Sanchez threw 110 pitches and was perfect until the eighth, when an error at third by veteran Juan Uribe accounted for the visitors' only baserunner. It was a sublime performance for a 26-year-old whose lack of command had long compromised his considerable stuff and moxie.
And so a pitcher who had worked only twice in the previous 17 days has now thrown the Giants' first no-hitter since 1976 ... more than six years before he was born in Mayaguez, Puerto Rico.
Yes, for all that, we have Randy Johnson to thank.
"Amazing, isn't it?" Sean O'Connor said early Saturday morning.
As O'Connor spoke by telephone from his Atlanta home, it was after 1 a.m. in the Eastern time zone. But he wasn't going to sleep anytime soon. O'Connor was the Giants scout who signed Sanchez as a 27th-round pick from Ohio Dominican College in 2004.
Sanchez's signing bonus: $2,500.
"Life is good," O'Connor said, and you could tell he was smiling. "I'm going to watch these highlights until morning."
'I feel awesome'
O'Connor was unaware of the history-in-progress until his son Ryan called from Boston. It was already the sixth inning. So, the elder O'Connor raced out to his car, turned on his XM Radio and agonized right along with the 30,298 fans who hung on every pitch three time zones away.

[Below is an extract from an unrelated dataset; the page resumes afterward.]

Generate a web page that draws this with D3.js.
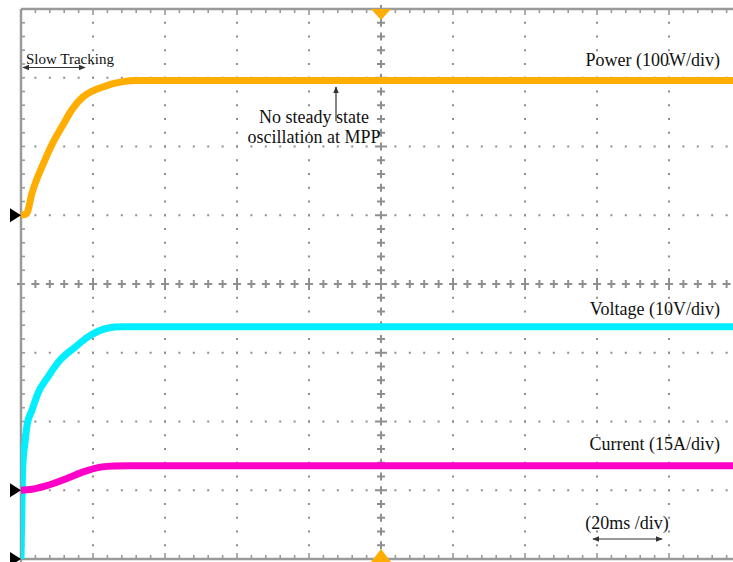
<!DOCTYPE html>
<html><head><meta charset="utf-8">
<script src="https://cdn.jsdelivr.net/npm/d3@7"></script>
<style>
html,body{margin:0;padding:0;background:#fff;}
svg{display:block;}
</style></head>
<body>
<svg id="c" width="733" height="562"></svg>
<script>
// ---- data (time in ms, 20 ms/div) ----
const powerT = [0, 1.5, 3.1, 6.7, 8.9, 11.4, 14.2, 17.2, 20, 23, 25.3, 28, 32, 60, 100, 140, 200];
const powerW = [0, 2, 33, 81, 106, 129, 154, 172, 181, 187, 191, 194, 196, 196, 196, 196, 196];
const voltT = [0, 0.4, 0.6, 1.1, 1.7, 3.1, 4.7, 7.5, 10.8, 15, 18.6, 24.2, 28, 60, 100, 140, 200];
const voltV = [0, 12, 14.5, 16.9, 19.5, 21.7, 24.1, 26.5, 28.9, 30.8, 32.3, 33.6, 33.8, 33.8, 33.8, 33.8, 33.8];
const currT = [0, 3, 6.7, 12.2, 16.9, 22.5, 26, 30, 60, 100, 140, 200];
const currA = [0, 0.2, 0.9, 2.4, 3.9, 5.1, 5.3, 5.35, 5.35, 5.35, 5.35, 5.35];
const channelLabels = ["Power (100W/div)", "Voltage (10V/div)", "Current (15A/div)"];
const perDiv = [100, 10, 15];      // units per division
const groundDiv = [5, 0, 1];       // ground reference level (divisions from bottom)
const timeLabel = "(20ms /div)";
const noteLines = ["No steady state", "oscillation at MPP"];
const slowLabel = "Slow Tracking";

const FONT = "'Liberation Serif', 'Times New Roman', Times, serif";
const svg = d3.select("#c");
const x = d3.scaleLinear().domain([0, 200]).range([21, 741]);   // 10 divisions
const yDiv = d3.scaleLinear().domain([0, 8]).range([559, 9]);   // 8 divisions
const gridCol = "#8f8f8f";

// graticule dots
const g = svg.append("g");
const minorX = d3.range(0, 200.001, 4);     // 0.2 div steps in ms
const minorY = d3.range(0, 8.001, 0.2);
const vDivs = d3.range(1, 10).filter(d => d !== 5);
const hDivs = d3.range(1, 8).filter(d => d !== 4);
vDivs.forEach(dv => {
  g.selectAll(null).data(minorY).enter().append("rect")
    .attr("x", x(dv * 20) - 1).attr("y", d => yDiv(d) - 1)
    .attr("width", 2).attr("height", 2).attr("fill", gridCol);
});
hDivs.forEach(dh => {
  g.selectAll(null).data(minorX).enter().append("rect")
    .attr("x", d => x(d) - 1).attr("y", yDiv(dh) - 1)
    .attr("width", 2).attr("height", 2).attr("fill", gridCol);
});
// center crosses
function cross(cx, cy, a, b) {
  g.append("path").attr("d", `M${cx - a},${cy}H${cx + a}M${cx},${cy - b}V${cy + b}`)
    .attr("stroke", gridCol).attr("stroke-width", 2).attr("fill", "none");
}
minorX.forEach(t => {
  const major = Math.abs(t / 20 - Math.round(t / 20)) < 1e-6;
  cross(x(t), yDiv(4), 4, major ? 6 : 4);
});
minorY.forEach(d => {
  const major = Math.abs(d - Math.round(d)) < 1e-6;
  cross(x(100), yDiv(d), major ? 6 : 4, 4);
});
// frame
const fr = svg.append("g");
fr.append("line").attr("x1", x(0)).attr("x2", 741).attr("y1", yDiv(8)).attr("y2", yDiv(8))
  .attr("stroke", "#9a9a9a").attr("stroke-width", 2.5);
fr.append("line").attr("x1", x(0)).attr("x2", 741).attr("y1", yDiv(0)).attr("y2", yDiv(0))
  .attr("stroke", "#9a9a9a").attr("stroke-width", 2.5);
fr.append("line").attr("x1", x(0)).attr("x2", x(0)).attr("y1", yDiv(8)).attr("y2", 562)
  .attr("stroke", "#9a9a9a").attr("stroke-width", 2.5);
minorX.forEach(t => {
  const major = Math.abs(t / 20 - Math.round(t / 20)) < 1e-6;
  const L = major ? 6 : 4;
  fr.append("path").attr("d", `M${x(t)},${yDiv(8)}v${L}M${x(t)},${yDiv(0)}v${-L}`)
    .attr("stroke", "#9a9a9a").attr("stroke-width", 1.6);
});
minorY.forEach(d => {
  fr.append("path").attr("d", `M${x(0)},${yDiv(d)}h4`)
    .attr("stroke", "#9a9a9a").attr("stroke-width", 1.6);
});

// traces
const traces = [
  {t: powerT, v: powerW, col: "#ffad00", i: 0},
  {t: voltT, v: voltV, col: "#00eeff", i: 1},
  {t: currT, v: currA, col: "#ff00c8", i: 2}
];
svg.append("clipPath").attr("id", "cp").append("rect")
  .attr("x", x(0)).attr("y", 0).attr("width", 733).attr("height", yDiv(0) + 1);
traces.forEach(tr => {
  const pts = tr.t.map((t, k) => [t, tr.v[k]]);
  const line = d3.line()
    .x(d => x(d[0]))
    .y(d => yDiv(groundDiv[tr.i] + d[1] / perDiv[tr.i]))
    .curve(d3.curveMonotoneX);
  svg.append("path").datum(pts).attr("d", line)
    .attr("clip-path", "url(#cp)")
    .attr("fill", "none").attr("stroke", tr.col).attr("stroke-width", 7)
    .attr("stroke-linejoin", "round");
});

// ground markers
groundDiv.forEach(gd => {
  const yy = yDiv(gd);
  svg.append("path").attr("d", `M${x(0)},${yy}L${x(0) - 11},${yy - 7}L${x(0) - 11},${yy + 7}Z`).attr("fill", "#000");
});
// trigger markers
svg.append("path").attr("d", `M${x(100) - 10},${yDiv(8)}L${x(100) + 10},${yDiv(8)}L${x(100)},${yDiv(8) + 11}Z`).attr("fill", "#ffad00");
svg.append("path").attr("d", `M${x(100) - 10},${yDiv(0) + 3}L${x(100) + 10},${yDiv(0) + 3}L${x(100)},${yDiv(0) - 10}Z`).attr("fill", "#ffad00");

// arrow markers
const defs = svg.append("defs");
defs.append("marker").attr("id", "ah").attr("viewBox", "0 0 10 10").attr("refX", 9).attr("refY", 5)
  .attr("markerWidth", 6).attr("markerHeight", 6).attr("orient", "auto-start-reverse")
  .append("path").attr("d", "M0,1L10,5L0,9Z").attr("fill", "#333");

function txt(xx, yy, s, size, anchor) {
  return svg.append("text").attr("x", xx).attr("y", yy).attr("font-size", size)
    .attr("font-family", FONT).attr("fill", "#111")
    .attr("text-anchor", anchor || "start").text(s);
}
// labels
txt(26, 64, slowLabel, 15);
svg.append("line").attr("x1", 23).attr("x2", 85).attr("y1", 67.5).attr("y2", 67.5)
  .attr("stroke", "#333").attr("stroke-width", 1.2)
  .attr("marker-start", "url(#ah)").attr("marker-end", "url(#ah)");

const lblY = [66, 315, 450];
channelLabels.forEach((s, k) => txt(720, lblY[k], s, 18, "end"));
txt(314, 123, noteLines[0], 18, "middle");
txt(314, 143, noteLines[1], 18, "middle");
svg.append("line").attr("x1", 336).attr("x2", 336).attr("y1", 121).attr("y2", 87)
  .attr("stroke", "#333").attr("stroke-width", 1.2).attr("marker-end", "url(#ah)");

txt(627, 529, timeLabel, 18, "middle");
svg.append("line").attr("x1", 593).attr("x2", 662).attr("y1", 539).attr("y2", 539)
  .attr("stroke", "#333").attr("stroke-width", 1.2)
  .attr("marker-start", "url(#ah)").attr("marker-end", "url(#ah)");
</script>
</body></html>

Sanchez earned it the hard way, as late-round picks from tiny colleges tend to do. He began the eighth by throwing three consecutive balls to Adrian Gonzalez, one of the most dangerous hitters in baseball. Then he challenged Gonzalez with two fastballs, the latter ending up as a long, dangerous out to the warning track in left field.
Then Uribe caught an in-between hop on Chase Headley's bouncer, forcing Sanchez to pitch from the stretch for the first time. He uncorked a wild pitch before settling down to get the final two outs.
And the ninth? After the not-so-rangy Edgar Renteria ranged for the first out, center fielder Aaron Rowand nearly reprised his famous fenceplant while flagging down a warning-track shot by Edgar Gonzalez.
Up stepped Everth Cabrera, a rookie who faked a bunt on the first pitch. A breach of etiquette, to be sure. But no matter. He ultimately looked at a nasty breaking ball for a called third strike.
"I don't even know what to make of it," O'Connor said. "I'm just happy when my guys win games in the major leagues. I would never expect one of my guys to throw a no-hitter. I'm completely blown away. It's just so exciting.